I was with a friend yesterday evening at children’s center, while all the children were playing, another child of about 6-years of age walked in with a very big and colourful dinosaur toy. This obviously caught the attention of the children and they all ran to feel the dinosaur toy. This child was not ready to share but allowed the children to feel his dinosaur and told them all about his special dinosaur. While I was in my corner observing what was going on, I noticed one of the children asking him to share but he refused. So, they all ran out to continue their play.
After a few minutes, the same child that had earlier asked for the dinosaur came back to ask the owner of the dinosaur if he could have it. He kindly handed the dinosaur to him and immediately went to another corner to play with the dinosaur. With what I saw in him I could tell he was a lover of dinosaurs. He was so obsessed with it. While the rightful owner was at some point not sure as to whether to go get his dinosaur back or not. But you can tell he was not very happy that his dinosaur was not with him.
After a while, he angrily came to where we were sitting with his mum and said: “mum, can you get my dinosaur back? That boy has taken it and he does not want to give it back to me”. The mum who has observed everything that happened said to him: “have you told him you want your dinosaur back? He said no so, so she said: ” you go and tell him you want your dinosaur back”.
When it comes to problems, we all have problems including our children and being able to tell whether a problem is your problem or your child is your first step to solving that problem.

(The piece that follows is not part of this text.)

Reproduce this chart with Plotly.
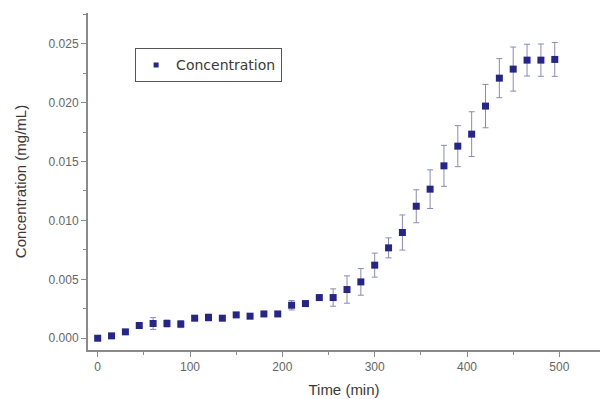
import plotly.graph_objects as go

time_min = [0, 15, 30, 45, 60, 75, 90, 105, 120, 135, 150, 165, 180, 195, 210, 225,
            240, 255, 270, 285, 300, 315, 330, 345, 360, 375, 390, 405, 420, 435, 450,
            465, 480, 495]
concentration = [0.0000, 0.0002, 0.00054, 0.00108, 0.00125, 0.00125, 0.0012, 0.0017,
                 0.00176, 0.0017, 0.00198, 0.00187, 0.00206, 0.00206, 0.0028, 0.00294,
                 0.00345, 0.00345, 0.00413, 0.00478, 0.0062, 0.00767, 0.00897, 0.0112,
                 0.01265, 0.01463, 0.0163, 0.01732, 0.0197, 0.02207, 0.02284, 0.0236,
                 0.0236, 0.02366]
error = [0.0001, 0.0001, 0.0002, 0.0002, 0.0005, 0.0003, 0.0003, 0.0002, 0.0003, 0.0002,
         0.0002, 0.0002, 0.0002, 0.0002, 0.0004, 0.0002, 0.0002, 0.00074, 0.00116, 0.00113,
         0.00102, 0.00085, 0.00149, 0.0014, 0.00164, 0.00174, 0.00174, 0.0019, 0.00184,
         0.00166, 0.00187, 0.00135, 0.00137, 0.00144]

x_ticks = [0, 100, 200, 300, 400, 500]
y_ticks = [0.000, 0.005, 0.010, 0.015, 0.020, 0.025]

FONT = "Liberation Sans, Arial"
MARK = "#26268a"

fig = go.Figure()
fig.add_trace(go.Scatter(
    x=time_min, y=concentration, mode="markers", name="Concentration",
    showlegend=False,
    marker=dict(symbol="square", size=7, color=MARK),
    error_y=dict(type="data", array=error, visible=True, color="#8a8ab8",
                 thickness=1, width=3),
))
# legend entry with the smaller legend symbol
fig.add_trace(go.Scatter(
    x=[None], y=[None], mode="markers", name="Concentration",
    marker=dict(symbol="square", size=5, color=MARK),
))

tick_font = dict(family=FONT, size=12, color="#666666")
title_font = dict(family=FONT, size=15, color="#3a3a3a")
fig.update_layout(
    width=600, height=399,
    margin=dict(l=88, r=0, t=13, b=49),
    paper_bgcolor="white", plot_bgcolor="white",
    showlegend=True,
    legend=dict(x=0.092, y=0.895, xanchor="left", yanchor="top",
                bordercolor="#555555", borderwidth=1,
                font=dict(family="DejaVu Sans", size=14, color="#3a3a3a"),
                bgcolor="white", itemwidth=30, tracegroupgap=0),
    xaxis=dict(range=[-10.5, 544], tickvals=x_ticks, showgrid=False, zeroline=False,
               automargin=False,
               showline=True, linecolor="#8a8a8a", linewidth=2,
               ticks="outside", ticklen=5, tickcolor="#8a8a8a", tickwidth=1,
               minor=dict(dtick=50, tick0=0, ticks="outside", ticklen=3, tickcolor="#8a8a8a"),
               tickfont=tick_font,
               title=dict(text="Time (min)", font=title_font, standoff=11)),
    yaxis=dict(range=[-0.001, 0.0276], tickvals=y_ticks, tickformat=".3f",
               showgrid=False, zeroline=False, automargin=False,
               showline=True, linecolor="#8a8a8a", linewidth=2,
               ticks="outside", ticklen=5, tickcolor="#8a8a8a", tickwidth=1,
               minor=dict(dtick=0.0025, tick0=0, ticks="outside", ticklen=3, tickcolor="#8a8a8a"),
               tickfont=tick_font,
               title=dict(text="Concentration (mg/mL)", font=title_font, standoff=18)),
)

fig.write_html("out.html", config={"displayModeBar": False},
               post_script="document.body.style.margin='0';document.body.style.overflow='hidden';")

For me, this was a great opportunity to teach the child how to problem-solve and not solve the problem for the child. Problem-solving for a child is about critical thinking, creativity and good decision-making skills. It is one of the skills children need to thrive.
In this case, it is obvious that the problem is for the child not the mum because it has to do with a child and another child. Apparently, any conflict between a child and another is the child’s problem. Remember it is not our role to solve our children’s problem but our role is to teach them how to solve their problems. Because we can’t solve all their problems for them and considering the fact that we aren’t going to be with them at all times.
Children become successful, independent and confident when they’re able to solve their own problems. Again, confidence doesn’t come by telling your child to sit down, I’m going to teach you about confidence just like you sit your child down to teach phonics. Rather, it comes from competence, that is, in doing things. The more your child becomes competent in what they do, the more confident they’ll be. So, is important for your child to know how to problem-solve when they meet challenges because it will surely come just like we adults encounter one on our day-to-day lives and also, see it as an opportunity for your child to learn.